**GIVEN REQUEST:**
Skip every image and restate the data word for word.

**SUPPLIED MATERIAL:**

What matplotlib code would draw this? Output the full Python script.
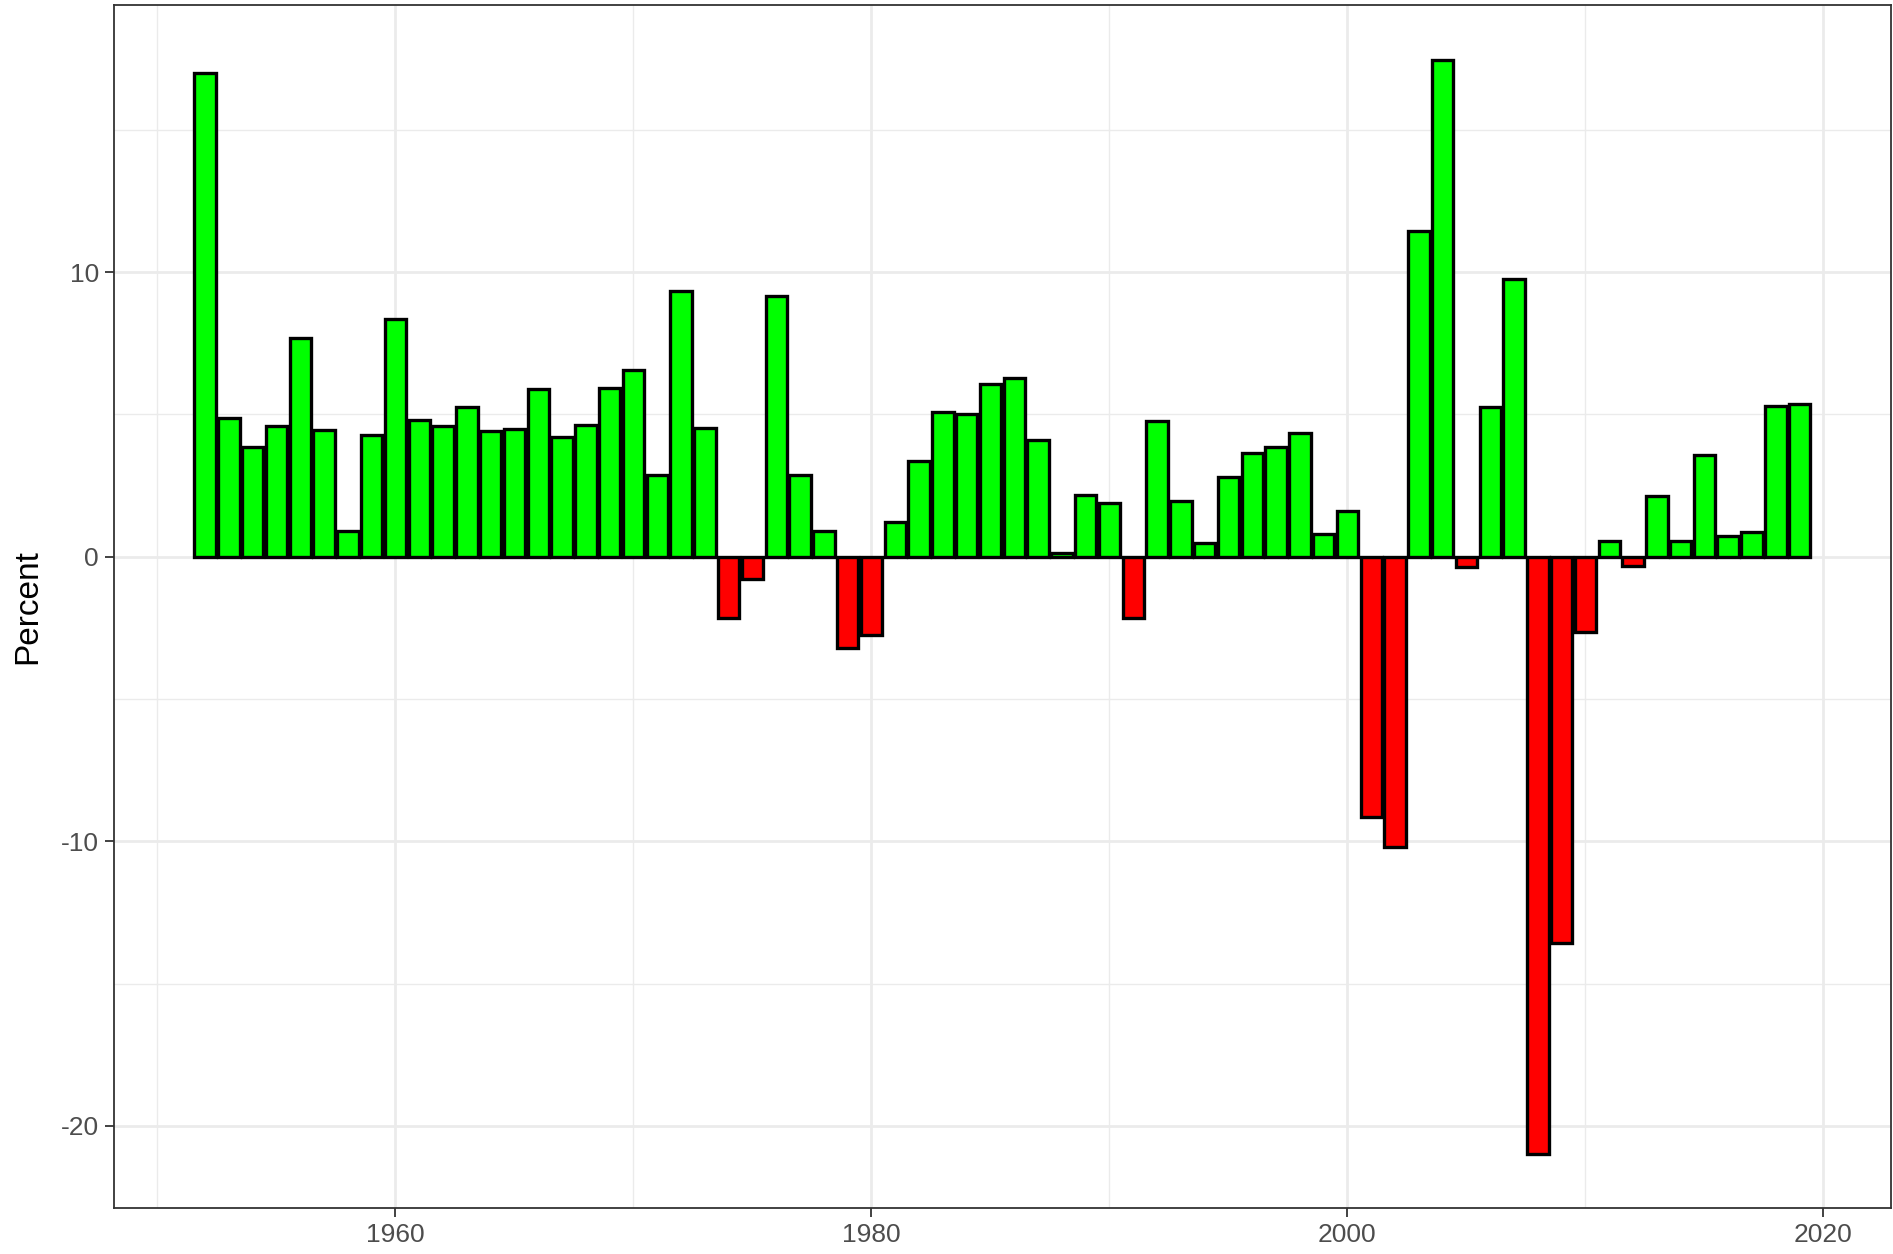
import numpy as np
import matplotlib
matplotlib.use('Agg')
from matplotlib import pyplot as plt
from matplotlib.ticker import MultipleLocator

plt.rcParams['font.family'] = ['Liberation Sans', 'DejaVu Sans']
plt.rcParams['axes.unicode_minus'] = False

years = np.arange(1952, 2020)
pct = [17.0, 4.87, 3.86, 4.58, 7.67, 4.45, 0.89, 4.28, 8.35, 4.79,
       4.58, 5.25, 4.41, 4.49, 5.89, 4.19, 4.62, 5.93, 6.57, 2.88,
       9.32, 4.53, -2.16, -0.80, 9.15, 2.88, 0.89, -3.22, -2.75, 1.23,
       3.35, 5.08, 5.00, 6.06, 6.27, 4.11, 0.13, 2.16, 1.90, -2.16,
       4.75, 1.95, 0.47, 2.80, 3.64, 3.86, 4.36, 0.81, 1.61, -9.15,
       -10.21, 11.44, 17.46, -0.38, 5.25, 9.75, -20.97, -13.56, -2.63, 0.55,
       -0.34, 2.12, 0.55, 3.56, 0.72, 0.85, 5.30, 5.38]
pct = np.array(pct)
colors = np.where(pct >= 0, '#00FF00', '#FF0000')

fig = plt.figure(figsize=(18.93, 12.54), dpi=100)
ax = fig.add_axes([0.06, 0.0365, 0.939, 0.9595])

ax.bar(years, pct, width=0.9, color=colors, edgecolor='black', linewidth=2.4, zorder=3)

# ggplot style expansion
xmin, xmax = years[0] - 0.45, years[-1] + 0.45
dx = (xmax - xmin) * 0.05
ax.set_xlim(xmin - dx, xmax + dx)
ymin, ymax = pct.min(), pct.max()
dy = (ymax - ymin) * 0.05
ax.set_ylim(ymin - dy, ymax + dy)

ax.xaxis.set_major_locator(MultipleLocator(20))
ax.xaxis.set_minor_locator(MultipleLocator(10))
ax.yaxis.set_major_locator(MultipleLocator(10))
ax.yaxis.set_minor_locator(MultipleLocator(5))

ax.grid(which='major', color='#EBEBEB', linewidth=2.0, zorder=0)
ax.grid(which='minor', color='#EBEBEB', linewidth=1.0, zorder=0)
ax.set_axisbelow(True)

ax.tick_params(which='major', length=6.5, width=1.3, color='#333333',
               labelsize=19, labelcolor='#4D4D4D', pad=4)
ax.tick_params(which='minor', length=0)
for s in ax.spines.values():
    s.set_color('#333333')
    s.set_linewidth(1.3)

ax.set_ylabel('Percent', fontsize=24, color='black', labelpad=13)

fig.savefig('out.png', dpi=100)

**RESULT OF THIS TASK:**
What matplotlib code would draw this? Output the full Python script.
import numpy as np
import matplotlib
matplotlib.use('Agg')
from matplotlib import pyplot as plt
from matplotlib.ticker import MultipleLocator

plt.rcParams['font.family'] = ['Liberation Sans', 'DejaVu Sans']
plt.rcParams['axes.unicode_minus'] = False

years = np.arange(1952, 2020)
pct = [17.0, 4.87, 3.86, 4.58, 7.67, 4.45, 0.89, 4.28, 8.35, 4.79,
       4.58, 5.25, 4.41, 4.49, 5.89, 4.19, 4.62, 5.93, 6.57, 2.88,
       9.32, 4.53, -2.16, -0.80, 9.15, 2.88, 0.89, -3.22, -2.75, 1.23,
       3.35, 5.08, 5.00, 6.06, 6.27, 4.11, 0.13, 2.16, 1.90, -2.16,
       4.75, 1.95, 0.47, 2.80, 3.64, 3.86, 4.36, 0.81, 1.61, -9.15,
       -10.21, 11.44, 17.46, -0.38, 5.25, 9.75, -20.97, -13.56, -2.63, 0.55,
       -0.34, 2.12, 0.55, 3.56, 0.72, 0.85, 5.30, 5.38]
pct = np.array(pct)
colors = np.where(pct >= 0, '#00FF00', '#FF0000')

fig = plt.figure(figsize=(18.93, 12.54), dpi=100)
ax = fig.add_axes([0.06, 0.0365, 0.939, 0.9595])

ax.bar(years, pct, width=0.9, color=colors, edgecolor='black', linewidth=2.4, zorder=3)

# ggplot style expansion
xmin, xmax = years[0] - 0.45, years[-1] + 0.45
dx = (xmax - xmin) * 0.05
ax.set_xlim(xmin - dx, xmax + dx)
ymin, ymax = pct.min(), pct.max()
dy = (ymax - ymin) * 0.05
ax.set_ylim(ymin - dy, ymax + dy)

ax.xaxis.set_major_locator(MultipleLocator(20))
ax.xaxis.set_minor_locator(MultipleLocator(10))
ax.yaxis.set_major_locator(MultipleLocator(10))
ax.yaxis.set_minor_locator(MultipleLocator(5))

ax.grid(which='major', color='#EBEBEB', linewidth=2.0, zorder=0)
ax.grid(which='minor', color='#EBEBEB', linewidth=1.0, zorder=0)
ax.set_axisbelow(True)

ax.tick_params(which='major', length=6.5, width=1.3, color='#333333',
               labelsize=19, labelcolor='#4D4D4D', pad=4)
ax.tick_params(which='minor', length=0)
for s in ax.spines.values():
    s.set_color('#333333')
    s.set_linewidth(1.3)

ax.set_ylabel('Percent', fontsize=24, color='black', labelpad=13)

fig.savefig('out.png', dpi=100)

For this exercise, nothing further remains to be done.